Transformer-based Hybrid Beamforming with Dynamic Subarray for Near-Space Airship-Borne Communications

TL;DR

This paper introduces a Transformer-based hybrid beamforming framework with a dynamic subarray structure for near-space airship communications, significantly improving spectral efficiency and energy efficiency in energy-constrained environments.

Contribution

It presents a novel joint dynamic hybrid beamforming network (DyHBFNet) utilizing Transformer encoders for adaptive antenna-RFC connections and optimized beamforming in airship-borne MIMO systems.

Findings

Enhanced spectral efficiency and energy efficiency demonstrated in simulations.

Robust performance under imperfect CSI conditions.

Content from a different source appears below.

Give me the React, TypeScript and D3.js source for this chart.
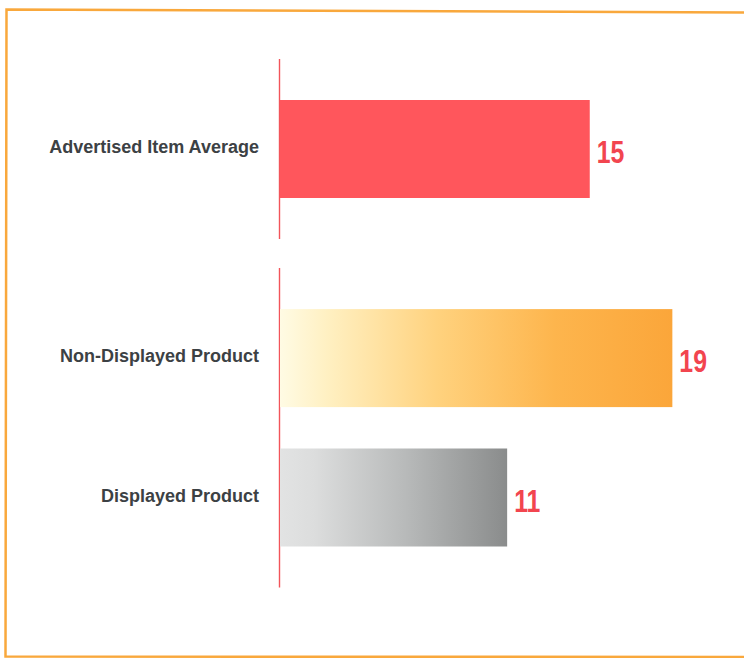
import React from "react";
import * as d3 from "d3";

const categories = ["Advertised Item Average", "Non-Displayed Product", "Displayed Product"];
const values = [15, 19, 11];
const slots = [0, 1.5, 2.5];
const fills = ["url(#gRed)", "url(#gOrange)", "url(#gGray)"];
const axisGroups = [[0, 0], [1.5, 2.5]];

const W = 744;
const H = 658;

export default function App() {
  const x = d3.scaleLinear().domain([0, 20]).range([280, 693]);
  const y = d3.scaleLinear().domain([0, 2.5]).range([149, 497.5]);
  const barH = 98;
  const half = 90;

  return (
    <svg
      width={W}
      height={H}
      style={{ position: "absolute", left: 0, top: 0, background: "#fff" }}
    >
      <defs>
        <linearGradient id="gRed" x1="0" x2="1" y1="0" y2="0">
          <stop offset="0" stopColor="#ff565c" />
          <stop offset="1" stopColor="#ff565c" />
        </linearGradient>
        <linearGradient id="gOrange" x1="0" x2="1" y1="0" y2="0">
          <stop offset="0" stopColor="#fffbe4" />
          <stop offset="0.12" stopColor="#fff0c2" />
          <stop offset="0.4" stopColor="#ffd27e" />
          <stop offset="0.7" stopColor="#fdb54d" />
          <stop offset="1" stopColor="#fba63a" />
        </linearGradient>
        <linearGradient id="gGray" x1="0" x2="1" y1="0" y2="0">
          <stop offset="0" stopColor="#e2e3e3" />
          <stop offset="0.15" stopColor="#dcdddd" />
          <stop offset="0.55" stopColor="#b8baba" />
          <stop offset="1" stopColor="#8a8c8c" />
        </linearGradient>
      </defs>

      {/* frame */}
      <path
        d={`M${W + 2},12.5 L6.5,9.5 L5.5,656.5 L${W + 2},657`}
        fill="none"
        stroke="#f9a83c"
        strokeWidth={2.5}
      />

      {/* axis lines */}
      {axisGroups.map((g, i) => (
        <line
          key={i}
          x1={x(0) - 0.5}
          x2={x(0) - 0.5}
          y1={y(g[0]) - half}
          y2={y(g[1]) + half}
          stroke="#f2545a"
          strokeWidth={1.4}
        />
      ))}

      {categories.map((c, i) => {
        const cy = y(slots[i]);
        const lx = x(values[i]) + 7;
        const ly = cy + 14;
        return (
          <g key={c}>
            <rect
              x={x(0)}
              y={cy - barH / 2}
              width={x(values[i]) - x(0)}
              height={barH}
              fill={fills[i]}
            />
            <text
              x={259}
              y={cy + 4}
              textAnchor="end"
              fontFamily="'Liberation Sans', Arial, sans-serif"
              fontWeight="bold"
              fontSize={18}
              fill="#3c4144"
            >
              {c}
            </text>
            <text
              transform={`translate(${lx},${ly}) scale(0.8,1)`}
              fontFamily="'Liberation Sans', Arial, sans-serif"
              fontWeight="bold"
              fontSize={31}
              fill="#f2454f"
            >
              {values[i]}
            </text>
          </g>
        );
      })}
    </svg>
  );
}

Scalable solution suitable for practical near-space airship communications.

Abstract

This paper proposes a hybrid beamforming framework for massive multiple-input multiple-output (MIMO) in near-space airship-borne communications. To achieve high energy efficiency (EE) in energy-constraint airships, a dynamic subarray structure is introduced, where each radio frequency chain (RFC) is connected to a disjoint subset of the antennas according to channel state information (CSI). The proposed joint dynamic hybrid beamforming network (DyHBFNet) comprises three key components: 1) An analog beamforming network (ABFNet) that optimizes the analog beamforming matrices and provides auxiliary information for the antenna selection network (ASNet) design, 2) an ASNet that dynamically optimizes the connections between antennas and RFCs, and 3) a digital beamforming network (DBFNet) that optimizes digital beamforming matrices by employing a model-driven weighted minimum mean square error algorithm for improving beamforming performance and convergence speed. The proposed ABFNet, ASNet, and DBFNet are all designed based on advanced Transformer encoders. Simulation results demonstrate that the proposed framework significantly enhances spectral efficiency and EE compared to baseline schemes. Additionally, its robust performance under imperfect CSI makes it a scalable solution for practical implementations.